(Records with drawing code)
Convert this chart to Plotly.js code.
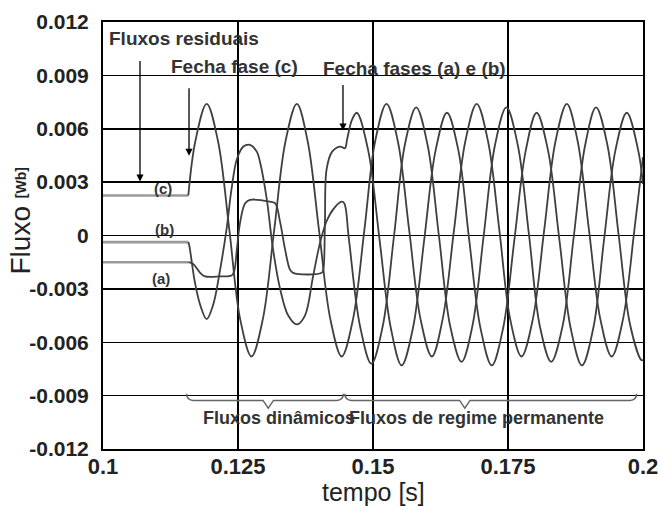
<!DOCTYPE html>
<html>
<head>
<meta charset="utf-8">
<script src="https://cdn.plot.ly/plotly-3.0.1.min.js"></script>
<style>html,body{margin:0;padding:0;background:#fff;}#chart{width:660px;height:506px;}</style>
</head>
<body>
<div id="chart"></div>
<script>
// ---- axes ----
const xTickVals = [0.1, 0.125, 0.15, 0.175, 0.2];
const xTickText = ["0.1", "0.125", "0.15", "0.175", "0.2"];
const yTickVals = [0.012, 0.009, 0.006, 0.003, 0, -0.003, -0.006, -0.009, -0.012];
const yTickText = ["0.012", "0.009", "0.006", "0.003", "0", "-0.003", "-0.006", "-0.009", "-0.012"];

// ---- residual fluxes (before energisation) ----
const tResidual = [0.1, 0.1158];
const resA = [-0.0015, -0.0015];
const resB = [-0.00037, -0.00037];
const resC = [0.00225, 0.00225];

// ---- phase (c): closes at 0.1158 s ----
const tC = [0.1158, 0.1171, 0.1192, 0.1213, 0.1234, 0.1254, 0.1275, 0.1296, 0.1317, 0.1338,
  0.1359, 0.1379, 0.1400, 0.1421, 0.1442, 0.1463, 0.1484, 0.1504, 0.1525, 0.1546,
  0.1567, 0.1588, 0.1609, 0.1629, 0.1650, 0.1671, 0.1692, 0.1713, 0.1734, 0.1754,
  0.1775, 0.1796, 0.1817, 0.1838, 0.1859, 0.1879, 0.1900, 0.1921, 0.1942, 0.1963,
  0.1984, 0.2000];
const fluxC = [0.00225, 0.0053, 0.0074, 0.0053, 0.0003, -0.0047, -0.0068, -0.0047, 0.0003, 0.0053,
  0.0074, 0.0053, 0.0003, -0.0047, -0.0068, -0.0047, 0.0003, 0.0053, 0.0074, 0.0053,
  0.0003, -0.0047, -0.0068, -0.0047, 0.0003, 0.0053, 0.0074, 0.0053, 0.0003, -0.0047,
  -0.0068, -0.0047, 0.0003, 0.0053, 0.0074, 0.0053, 0.0003, -0.0047, -0.0068, -0.0047,
  0.0003, 0.0044];

// ---- phase (b): dynamic flux, then closes at 0.1445 s ----
const tB = [0.1158, 0.1160, 0.1170, 0.1180, 0.1192, 0.1204, 0.1217, 0.1229, 0.1238, 0.1248,
  0.1260, 0.1272, 0.1285, 0.1291, 0.1303, 0.1315, 0.1328, 0.1343, 0.1359, 0.1374,
  0.1389, 0.1402, 0.1414, 0.1427, 0.1442, 0.1447, 0.1455, 0.1476, 0.1497, 0.1518,
  0.1539, 0.1559, 0.1580, 0.1601, 0.1622, 0.1643, 0.1664, 0.1684, 0.1705, 0.1726,
  0.1747, 0.1768, 0.1789, 0.1809, 0.1830, 0.1851, 0.1872, 0.1893, 0.1913, 0.1934,
  0.1955, 0.1976, 0.1997, 0.2000];
const fluxB = [-0.00037, -0.0006, -0.0026, -0.0039, -0.0047, -0.0039, -0.0019, 0.0004, 0.0026, 0.0043,
  0.0050, 0.0051, 0.0047, 0.0041, 0.0021, -0.0008, -0.0030, -0.0045, -0.0050, -0.0045,
  -0.0023, -0.0004, 0.0008, 0.0015, 0.0019, 0.0018, -0.0001, -0.0051, -0.0072, -0.0051,
  0.0000, 0.0051, 0.0072, 0.0051, 0.0000, -0.0051, -0.0071, -0.0051, 0.0000, 0.0051,
  0.0072, 0.0051, 0.0000, -0.0051, -0.0071, -0.0051, 0.0000, 0.0051, 0.0072, 0.0051,
  0.0000, -0.0050, -0.0070, -0.0070];

// ---- phase (a): dynamic flux, then closes at 0.1445 s ----
const tA = [0.1158, 0.1167, 0.1180, 0.1189, 0.1217, 0.1238, 0.1243, 0.1248, 0.1254, 0.1263,
  0.1272, 0.1309, 0.1319, 0.1328, 0.1337, 0.1346, 0.1352, 0.1405, 0.1408, 0.1411,
  0.1414, 0.1424, 0.1439, 0.1448, 0.1452, 0.1461, 0.1470, 0.1491, 0.1512, 0.1533,
  0.1553, 0.1574, 0.1595, 0.1616, 0.1637, 0.1658, 0.1678, 0.1699, 0.1720, 0.1741,
  0.1762, 0.1783, 0.1803, 0.1824, 0.1845, 0.1866, 0.1887, 0.1908, 0.1928, 0.1949,
  0.1970, 0.1991, 0.2000];
const fluxA = [-0.0015, -0.0016, -0.0021, -0.0023, -0.0023, -0.00225, -0.0020, -0.00075, 0.00075, 0.0018,
  0.0020, 0.0019, 0.0018, 0.00075, -0.00075, -0.0019, -0.0021, -0.0021, -0.0019, 0.00075,
  0.0037, 0.0047, 0.0050, 0.0049, 0.0054, 0.0065, 0.0069, 0.0048, -0.0002, -0.0052,
  -0.0073, -0.0052, -0.0002, 0.0048, 0.0069, 0.0048, -0.0002, -0.0052, -0.0073, -0.0052,
  -0.0002, 0.0048, 0.0069, 0.0048, -0.0002, -0.0052, -0.0073, -0.0052, -0.0002, 0.0048,
  0.0069, 0.0048, 0.0029];

// ---- regions marked by braces ----
const dynamicSpan = [0.1155, 0.1445];
const dynamicTip = 0.1306;
const steadySpan = [0.1448, 0.1988];
const steadyTip = 0.1670;

const curveColor = '#3f3f3f';
const resColor = '#9a9a9a';
function resTrace(y) {
  return {x: tResidual, y: y, mode: 'lines', line: {color: resColor, width: 2.6}, hoverinfo: 'skip', showlegend: false};
}
function curve(x, y) {
  return {x: x, y: y, mode: 'lines', line: {color: curveColor, width: 1.8, shape: 'spline', smoothing: 1}, showlegend: false};
}
const data = [resTrace(resA), resTrace(resB), resTrace(resC), curve(tA, fluxA), curve(tB, fluxB), curve(tC, fluxC)];

function bracePath(span, tip) {
  const yEnd = -0.0089, yBody = -0.00927, yTip = -0.0097;
  const r = 0.0012, w = 0.00097;
  return 'M' + span[0] + ',' + yEnd +
    ' Q' + span[0] + ',' + yBody + ' ' + (span[0] + r) + ',' + yBody +
    ' L' + (tip - w) + ',' + yBody +
    ' L' + tip + ',' + yTip +
    ' L' + (tip + w) + ',' + yBody +
    ' L' + (span[1] - r) + ',' + yBody +
    ' Q' + span[1] + ',' + yBody + ' ' + span[1] + ',' + yEnd;
}

const txtFont = {family: 'Liberation Sans, Arial, sans-serif', size: 19, color: '#333', weight: 'bold'};
const lblFont = {family: 'Liberation Sans, Arial, sans-serif', size: 15, color: '#333', weight: 'bold'};
const botFont = {family: 'Liberation Sans, Arial, sans-serif', size: 18, color: '#333', weight: 'bold'};

function arrow(x, y, ay) {
  return {x: x, y: y, xref: 'x', yref: 'y', text: '', showarrow: true, ax: 0, ay: ay,
    arrowhead: 2, arrowsize: 1.1, arrowwidth: 1.3, arrowcolor: '#000'};
}
function label(text, x, y, font, anchor) {
  return {x: x, y: y, xref: 'x', yref: 'y', text: text, showarrow: false, font: font,
    xanchor: anchor || 'left', yanchor: 'middle', borderpad: 0};
}

const layout = {
  width: 660, height: 506,
  margin: {l: 103, r: 17, t: 22, b: 57},
  paper_bgcolor: '#fff', plot_bgcolor: '#fff',
  xaxis: {
    range: [0.1, 0.2], tickvals: xTickVals, ticktext: xTickText,
    showgrid: true, gridcolor: '#000', gridwidth: 1.5,
    showline: true, mirror: true, linecolor: '#000', linewidth: 2,
    zeroline: false, ticks: '', fixedrange: true, ticklabelstandoff: -3,
    tickfont: {family: 'Liberation Sans, Arial, sans-serif', size: 22, color: '#222', weight: 'bold'}
  },
  yaxis: {
    range: [-0.012, 0.012], tickvals: yTickVals, ticktext: yTickText,
    showgrid: true, gridcolor: '#000', gridwidth: 1.5,
    showline: true, mirror: true, linecolor: '#000', linewidth: 2,
    zeroline: false, ticks: '', fixedrange: true, ticklabelstandoff: 8,
    tickfont: {family: 'Liberation Sans, Arial, sans-serif', size: 21, color: '#222', weight: 'bold'}
  },
  shapes: [
    {type: 'path', xref: 'x', yref: 'y', path: bracePath(dynamicSpan, dynamicTip), line: {color: '#666', width: 1.5}},
    {type: 'path', xref: 'x', yref: 'y', path: bracePath(steadySpan, steadyTip), line: {color: '#666', width: 1.5}}
  ],
  annotations: [
    label('Fluxos residuais', 0.1009, 0.01105, txtFont),
    label('Fecha fase (c)', 0.1124, 0.00948, txtFont),
    label('Fecha fases (a) e (b)', 0.1405, 0.00937, txtFont),
    label('(c)', 0.1111, 0.00262, lblFont, 'center'),
    label('(b)', 0.1113, 0.00032, lblFont, 'center'),
    label('(a)', 0.1107, -0.00243, lblFont, 'center'),
    label('Fluxos dinâmicos', 0.1183, -0.01024, botFont),
    label('Fluxos de regime permanente', 0.1454, -0.01024, botFont),
    arrow(0.10685, 0.00303, -122),
    arrow(0.11593, 0.00448, -69),
    arrow(0.14444, 0.0059, -47),
    {xref: 'paper', yref: 'paper', x: 0, y: 0.5, xshift: -83, yshift: 14, textangle: -90,
      showarrow: false, xanchor: 'center', yanchor: 'middle',
      text: 'Fluxo <span style="font-size:14px;font-weight:bold;baseline-shift:4px">[Wb]</span>',
      font: {family: 'Liberation Sans, Arial, sans-serif', size: 28, color: '#222'}},
    {xref: 'paper', yref: 'paper', x: 0.5, y: 0, yshift: -43, showarrow: false,
      xanchor: 'center', yanchor: 'middle', text: 'tempo [s]',
      font: {family: 'Liberation Sans, Arial, sans-serif', size: 25, color: '#222'}}
  ]
};

Plotly.newPlot('chart', data, layout, {displayModeBar: false, staticPlot: true});
</script>
</body>
</html>
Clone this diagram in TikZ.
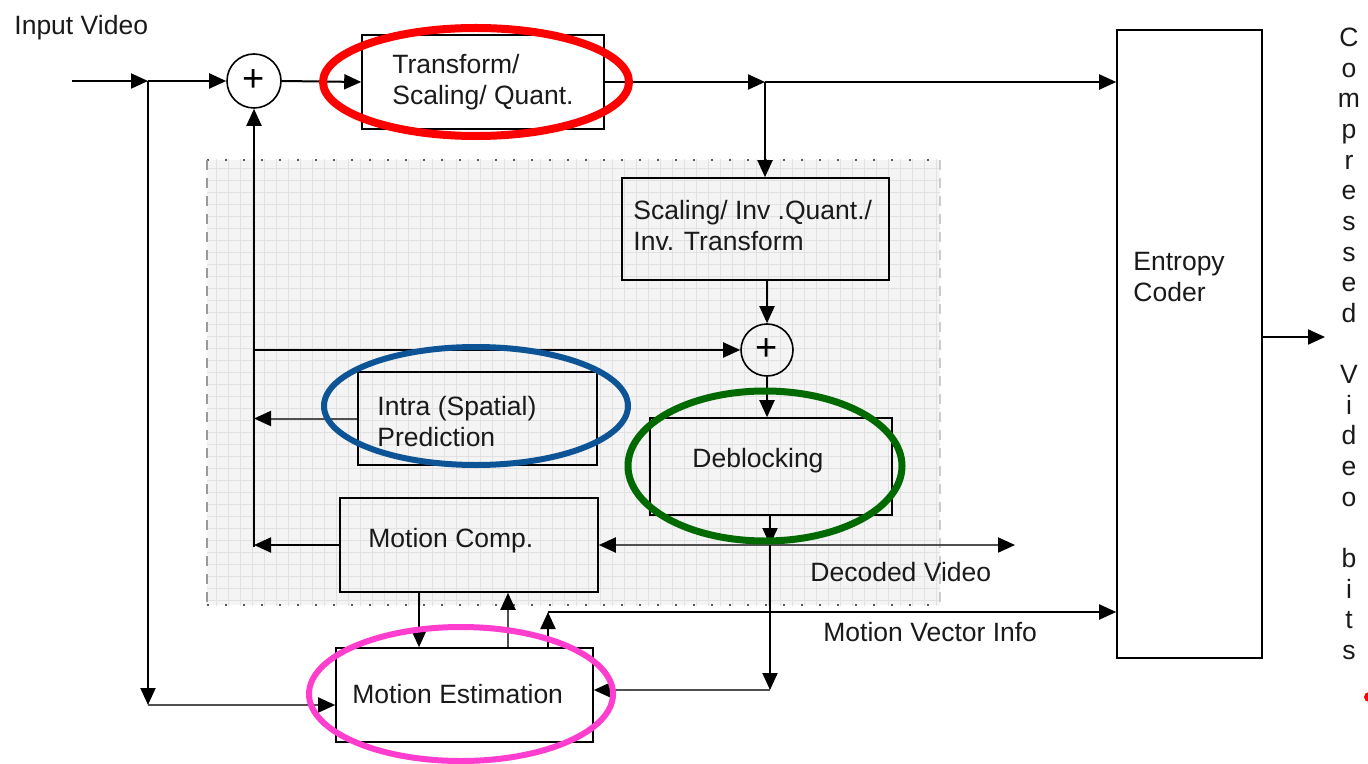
\documentclass[tikz,border=0pt]{standalone}
\usepackage{fontspec}
\setmainfont{Liberation Sans}
\usetikzlibrary{arrows.meta}
\definecolor{ink}{HTML}{1A1A1A}
\definecolor{wire}{HTML}{000000}
\definecolor{softwire}{HTML}{505050}
\definecolor{panel}{HTML}{F4F4F4}
\definecolor{panelgrid}{HTML}{E1E1E1}
\definecolor{ringred}{HTML}{FF0000}
\definecolor{ringblue}{HTML}{0D5496}
\definecolor{ringgreen}{HTML}{006A00}
\definecolor{ringpink}{HTML}{FF3DCE}
\tikzset{
  tip/.tip={Triangle[length=8.5pt,width=7.5pt,color=black]},
  blk/.style={draw=wire, line width=0.8pt, rectangle, inner sep=0pt},
  sumnode/.style={draw=wire, line width=0.8pt, circle, inner sep=0pt, font=\fontsize{19}{19}\selectfont},
  lbl/.style={text=ink, inner sep=0pt, align=left},
  vlet/.style={text=ink, inner sep=0pt, anchor=base},
  arr/.style={draw=wire, line width=1pt, -tip},
  softarr/.style={arr, draw=softwire},
  ring/.style={line width=#1},
}
\begin{document}
\begin{tikzpicture}[x=0.5pt, y=-0.5pt, font=\fontsize{13.25}{15.5}\selectfont]
\useasboundingbox (0,0) rectangle (1368,764);
\fill[white] (0,0) rectangle (1368,764);

% shaded decoder-loop panel with fine grid
\fill[panel] (207,160) rectangle (940,605);
\begin{scope}
  \clip (207,160) rectangle (940,605);
  \draw[panelgrid, line width=0.45pt, step=6pt] (200,150) grid (950,610);
\end{scope}
\draw[gray!70!black, line width=0.9pt, dash pattern=on 1.2pt off 7.8pt] (207,160) -- (940,160);
\draw[gray!70!black, line width=0.9pt, dash pattern=on 1.2pt off 7.8pt] (207,605) -- (940,605);
\draw[gray!80, line width=0.8pt, dash pattern=on 5pt off 4pt] (207,160) -- (207,605);
\draw[gray!40, line width=0.8pt, dash pattern=on 5pt off 4pt] (940,160) -- (940,605);

% blocks
\node[blk, minimum width=121pt, minimum height=47pt] (tq) at (483,82) {};
\node[blk, minimum width=133.5pt, minimum height=51pt] (inv) at (755.5,229) {};
\node[blk, minimum width=119.5pt, minimum height=46.5pt] (intra) at (477.5,418.5) {};
\node[blk, minimum width=121pt, minimum height=48.5pt] (deb) at (771,466.5) {};
\node[blk, minimum width=129pt, minimum height=47pt] (mc) at (469,545) {};
\node[blk, minimum width=128.5pt, minimum height=47pt] (me) at (464.5,695) {};
\node[blk, minimum width=72.5pt, minimum height=314pt] (ec) at (1189.5,344) {};
\node[sumnode, minimum size=27pt] (s1) at (254,81) {+};
\node[sumnode, minimum size=26pt] (s2) at (767,350) {+};

% block texts
\node[lbl, anchor=west] (tqt) at (392,82) {Transform/\\Scaling/ Quant.};
\node[lbl, anchor=west] (invt) at (633,226) {Scaling/ Inv .Quant./\\Inv. Transform};
\node[lbl, anchor=west] (intrat) at (377,422) {Intra (Spatial)\\Prediction};
\node[lbl, anchor=west] (debt) at (692,461) {Deblocking};
\node[lbl, anchor=west] (mct) at (368,541) {Motion Comp.};
\node[lbl, anchor=west] (met) at (352,694) {Motion Estimation};
\node[lbl, anchor=west] (ect) at (1133,277) {Entropy\\Coder};

% free labels
\node[lbl, anchor=west] (invid) at (14,28) {Input Video};
\node[lbl, anchor=west] (decvid) at (810,572) {Decoded Video};
\node[lbl, anchor=west] (mvinfo) at (823,632) {Motion Vector Info};

% vertical output caption
\foreach \c/\i in {C/0,o/1,m/2,p/3,r/4,e/5,s/6,s/7,e/8,d/9,V/11,i/12,d/13,e/14,o/15,b/17,i/18,t/19,s/20}
  \node[vlet] (cap\i) at (1349,{46.5+30.65*\i}) {\c};

% junction points
\coordinate (in0) at (72,81);
\coordinate (jin) at (148,81);
\coordinate (jin2) at (148,705);
\coordinate (jq) at (765,82);
\coordinate (jl) at (254,547);
\coordinate (jls) at (254,350);
\coordinate (jd) at (770,545);
\coordinate (dv) at (1015,545);
\coordinate (jme) at (770,690);
\coordinate (xa) at (419,0);
\coordinate (xb) at (508,0);
\coordinate (jmv) at (548,612);
\coordinate (out) at (1325,337);

% forward path
\draw[arr] (in0) -- (jin);
\draw[arr] (jin) -- (s1.west);
\draw[arr] (s1.east) -- (tq.west);
\draw[arr] (tq.east) -- (jq);
\draw[arr] (jq) -- (ec.west |- jq);
\draw[arr] (jq) -- (jq |- inv.north);
\draw[arr] (inv.south -| s2) -- (s2.north);
\draw[arr] (s2.south) -- (s2 |- deb.north);
\draw[arr] (deb.south -| jd) -- (jd);
\draw[arr] (ec.east |- out) -- (out);

% prediction feedback
\draw[arr] (jl) -- (s1.south);
\draw[arr] (jls) -- (s2.west);
\draw[softarr] (intra.west) -- (intra.west -| jl);
\draw[arr] (mc.west) -- (mc.west -| jl);

% decoded video and reference picture
\draw[softwire, line width=1pt, tip-tip] (mc.east |- jd) -- (dv);
\draw[arr] (jd) -- (jme);
\draw[softarr] (jme) -- (me.east |- jme);

% motion estimation links
\draw[arr] (jin) -- (jin2);
\draw[softarr] (jin2) -- (me.west |- jin2);
\draw[arr] (mc.south -| xa) -- (me.north -| xa);
\draw[softarr] (me.north -| xb) -- (mc.south -| xb);
\draw[arr] (me.north -| jmv) -- (jmv);
\draw[arr] (jmv) -- (ec.west |- jmv);

% highlight rings
\draw[ringred, ring=4pt] (476,82) ellipse [x radius=153, y radius=54];
\draw[ringblue, ring=3pt] (476,406) ellipse [x radius=152, y radius=59];
\draw[ringgreen, ring=3.5pt] (765,466) ellipse [x radius=137, y radius=75];
\draw[ringpink, ring=3pt] (461,694) ellipse [x radius=152, y radius=67];

% stray marker at the right margin
\fill[ringred] (1369,697) circle (5);
\end{tikzpicture}
\end{document}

> **Exercise description**:
Write out the lines from the one containing "Clone this diagram in TikZ." down to the one containing "(940,160) -- (940,605);", both included, exactly as they appear. Leave out any pictures.

> **Written response**:
Clone this diagram in TikZ.
\documentclass[tikz,border=0pt]{standalone}
\usepackage{fontspec}
\setmainfont{Liberation Sans}
\usetikzlibrary{arrows.meta}
\definecolor{ink}{HTML}{1A1A1A}
\definecolor{wire}{HTML}{000000}
\definecolor{softwire}{HTML}{505050}
\definecolor{panel}{HTML}{F4F4F4}
\definecolor{panelgrid}{HTML}{E1E1E1}
\definecolor{ringred}{HTML}{FF0000}
\definecolor{ringblue}{HTML}{0D5496}
\definecolor{ringgreen}{HTML}{006A00}
\definecolor{ringpink}{HTML}{FF3DCE}
\tikzset{
  tip/.tip={Triangle[length=8.5pt,width=7.5pt,color=black]},
  blk/.style={draw=wire, line width=0.8pt, rectangle, inner sep=0pt},
  sumnode/.style={draw=wire, line width=0.8pt, circle, inner sep=0pt, font=\fontsize{19}{19}\selectfont},
  lbl/.style={text=ink, inner sep=0pt, align=left},
  vlet/.style={text=ink, inner sep=0pt, anchor=base},
  arr/.style={draw=wire, line width=1pt, -tip},
  softarr/.style={arr, draw=softwire},
  ring/.style={line width=#1},
}
\begin{document}
\begin{tikzpicture}[x=0.5pt, y=-0.5pt, font=\fontsize{13.25}{15.5}\selectfont]
\useasboundingbox (0,0) rectangle (1368,764);
\fill[white] (0,0) rectangle (1368,764);

% shaded decoder-loop panel with fine grid
\fill[panel] (207,160) rectangle (940,605);
\begin{scope}
  \clip (207,160) rectangle (940,605);
  \draw[panelgrid, line width=0.45pt, step=6pt] (200,150) grid (950,610);
\end{scope}
\draw[gray!70!black, line width=0.9pt, dash pattern=on 1.2pt off 7.8pt] (207,160) -- (940,160);
\draw[gray!70!black, line width=0.9pt, dash pattern=on 1.2pt off 7.8pt] (207,605) -- (940,605);
\draw[gray!80, line width=0.8pt, dash pattern=on 5pt off 4pt] (207,160) -- (207,605);
\draw[gray!40, line width=0.8pt, dash pattern=on 5pt off 4pt] (940,160) -- (940,605);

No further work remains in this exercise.